Overweight, lonely, and living with her drug-addicted mother and terrifying stepfather, 16-year-old Bridget makes a terrible mistake that forces her to go on the lam, running from San Diego to Denver to the D.C. area and all the way to France and Italy. Along the way, she changes her identity, becomes a Buddhist, studies martial arts, learns to speak French, and falls in love, but her troubled past may destroy her future. Although much of the plot unfolds like an extended Hollywood training montage, the sequence of events is nonetheless exciting. Bridget (aka “Lilye” or “Sofia Conti”), becomes a svelte fighting machine, fending off rapists, petty thieves, and Mexican drug lords. Reed injects small doses of realism into this fantasy by balancing the action scenes with candid descriptions of the heroine’s mundane thoughts and actions. As she speeds off in her getaway car to bury a body, for example, Bridget drives slowly to avoid getting pulled over and even stops for a chicken dinner at a Kentucky Fried Chicken. The character’s sense of humor shines through her haunted demeanor, creating wonderful layers of guilt and hope that unfold as she transforms from a victim of circumstance to master of her fate: “I thought that if I looked deep enough inside me, all I’d find would be baloney, both nutritionally and metaphorically,” she says. But at a Buddhist temple in Denver, she vows to live for the present moment—a philosophy that serves her well when more danger and heartbreak ensue.
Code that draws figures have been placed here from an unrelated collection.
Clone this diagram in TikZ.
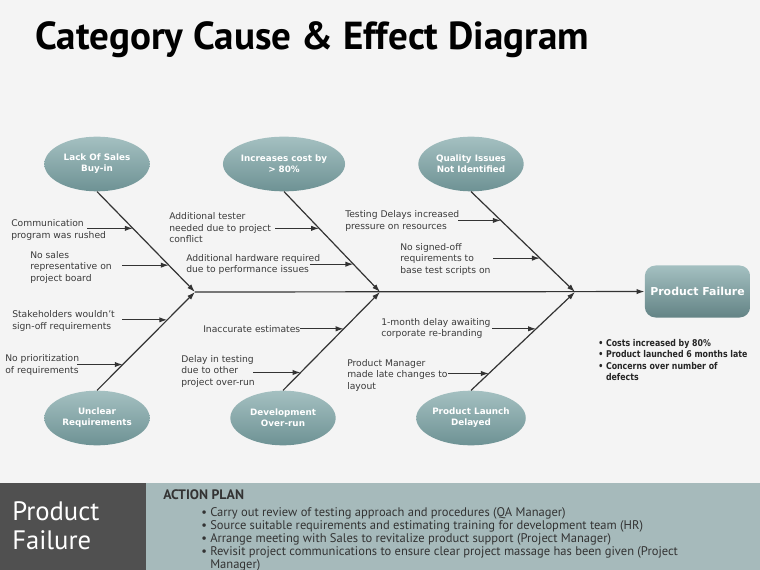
\documentclass[tikz,border=0pt]{standalone}
\usepackage{fontspec}
\setmainfont{DejaVu Sans}
\newfontfamily\bandfont{PT Sans}
\newfontfamily\factfont[FakeStretch=0.84]{DejaVu Sans}
\usetikzlibrary{arrows.meta,calc,shapes.geometric}
\definecolor{paper}{HTML}{F4F4F4}
\definecolor{ink}{HTML}{3A3A3A}
\definecolor{bonegray}{HTML}{333333}
\definecolor{headtop}{HTML}{A4C0C1}
\definecolor{headbot}{HTML}{6E9294}
\definecolor{bandblue}{HTML}{A6BABB}
\definecolor{banddark}{HTML}{505050}

\begin{document}
\begin{tikzpicture}[x=0.75pt,y=-0.75pt,>={Latex[length=6pt,width=4pt]},
  bone/.style={->,draw=bonegray,line width=0.9pt},
  cause/.style={<-,draw=bonegray,line width=0.9pt},
  txt/.style={anchor=west,align=left,inner sep=0,text=ink,font=\fontsize{6.9}{8.6}\selectfont},
  head/.style={ellipse,minimum width=79pt,minimum height=41pt,inner sep=0,top color=headtop,bottom color=headbot,
    text=white,align=center,font=\bfseries\fontsize{6.6}{8.2}\selectfont}]
\fill[paper] (0,0) rectangle (760,570);
\useasboundingbox (0,0) rectangle (760,570);
\node[anchor=base west,inner sep=0,font=\bandfont\bfseries\fontsize{29.3}{32}\selectfont] (title) at (35,50){Category Cause \& Effect Diagram};

% categories and effect
\node[head] (t1) at (97,164){Lack Of Sales\\Buy-in};
\node[head] (t2) at (284,164){Increases cost by\\> 80\%};
\node[head] (t3) at (471,164){Quality Issues\\Not Identified};
\node[head] (b1) at (97,418){Unclear\\Requirements};
\node[head] (b2) at (283,418){Development\\Over-run};
\node[head] (b3) at (471,418){Product Launch\\Delayed};
\node[rounded corners=8pt,minimum width=79pt,minimum height=39pt,top color=headtop,bottom color=headbot!90!black,
  text=white,font=\bfseries\fontsize{8.2}{10}\selectfont] (pf) at (697.5,291.5){Product Failure};

% spine and bones
\coordinate (j1) at (195,292); \coordinate (j2) at (380,292); \coordinate (j3) at (575,292);
\draw[bone] (j1) -- (pf);
\foreach \a/\j in {t1.south/j1,t2.south/j2,t3.south/j3,b1.north/j1,b2.north/j2,b3.north/j3} \draw[bone] (\a) -- (\j);

% causes
\foreach \n/\a/\j/\f/\l in {1/t1.south/j1/0.366/46,2/t1.south/j1/0.733/47,3/t2.south/j2/0.366/44,4/t2.south/j2/0.723/43,
  5/t3.south/j3/0.287/43,6/t3.south/j3/0.663/47,7/b1.north/j1/0.717/45,8/b1.north/j1/0.263/46,
  9/b2.north/j2/0.626/44,10/b2.north/j2/0.182/48,11/b3.north/j3/0.626/44,12/b3.north/j3/0.172/41}
  {\coordinate (h\n) at ($(\a)!\f!(\j)$); \draw[cause] (h\n) -- ++(-\l,0);}
\node[txt] (c1) at (11,230){Communication\\program was rushed};
\node[txt] (c2) at (30,267){No sales\\representative on\\project board};
\node[txt] (c3) at (169,228){Additional tester\\needed due to project\\conflict};
\node[txt] (c4) at (186,264.5){Additional hardware required\\due to performance issues};
\node[txt] (c5) at (345,221){Testing Delays increased\\pressure on resources};
\node[txt] (c6) at (400,259){No signed-off\\requirements to\\base test scripts on};
\node[txt] (c7) at (12,321){Stakeholders wouldn't\\sign-off requirements};
\node[txt] (c8) at (5,365){No prioritization\\of requirements};
\node[txt] (c9) at (203,329){Inaccurate estimates};
\node[txt] (c10) at (181,371){Delay in testing\\due to other\\project over-run};
\node[txt] (c11) at (381,328.5){1-month delay awaiting\\corporate re-branding};
\node[txt] (c12) at (347,375){Product Manager\\made late changes to\\layout};
\node[txt,font=\factfont\bfseries\fontsize{7}{8.3}\selectfont,text=black!85] (facts) at (598,360){• Costs increased by 80\%\\• Product launched 6 months late\\• Concerns over number of\\\phantom{• }defects};

% action plan band
\fill[bandblue] (0,483) rectangle (760,570); \fill[banddark] (0,483) rectangle (146,570);
\node[anchor=west,align=left,inner sep=0,text=white,font=\bandfont\fontsize{20}{22}\selectfont] (pfb) at (12,525.5){Product\\Failure};
\node[anchor=west,inner sep=0,text=black!80,font=\bandfont\bfseries\fontsize{10.3}{12}\selectfont] (plan) at (163,495){ACTION PLAN};
\node[anchor=north west,align=left,inner sep=0,text=black!80,font=\bandfont\fontsize{9.4}{9.75}\selectfont] (actions) at (201,507){•~Carry out review of testing approach and procedures (QA Manager)\\•~Source suitable requirements and estimating training for development team (HR)\\•~Arrange meeting with Sales to revitalize product support (Project Manager)\\•~Revisit project communications to ensure clear project massage has been given (Project\\\phantom{•~}Manager)};
\end{tikzpicture}
\end{document}
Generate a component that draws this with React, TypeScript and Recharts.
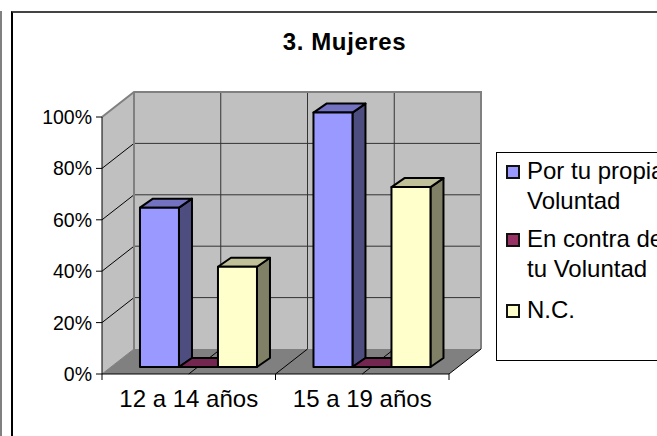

Lionel, her shy but brilliant boyfriend, is equally complex, if a little too trusting. Bridget doesn’t tell him her whole story, which will keep readers on edge, waiting for her lies to blow up in her face. The prose is often raw, with a significant number of typos, but what it lacks in polish, it makes up for in personality. Bridget’s voice is unique, and her struggles beautifully demonstrate that “experience gives you more, not less.”

A rough-and-tumble heroine is the highlight of this enjoyable read.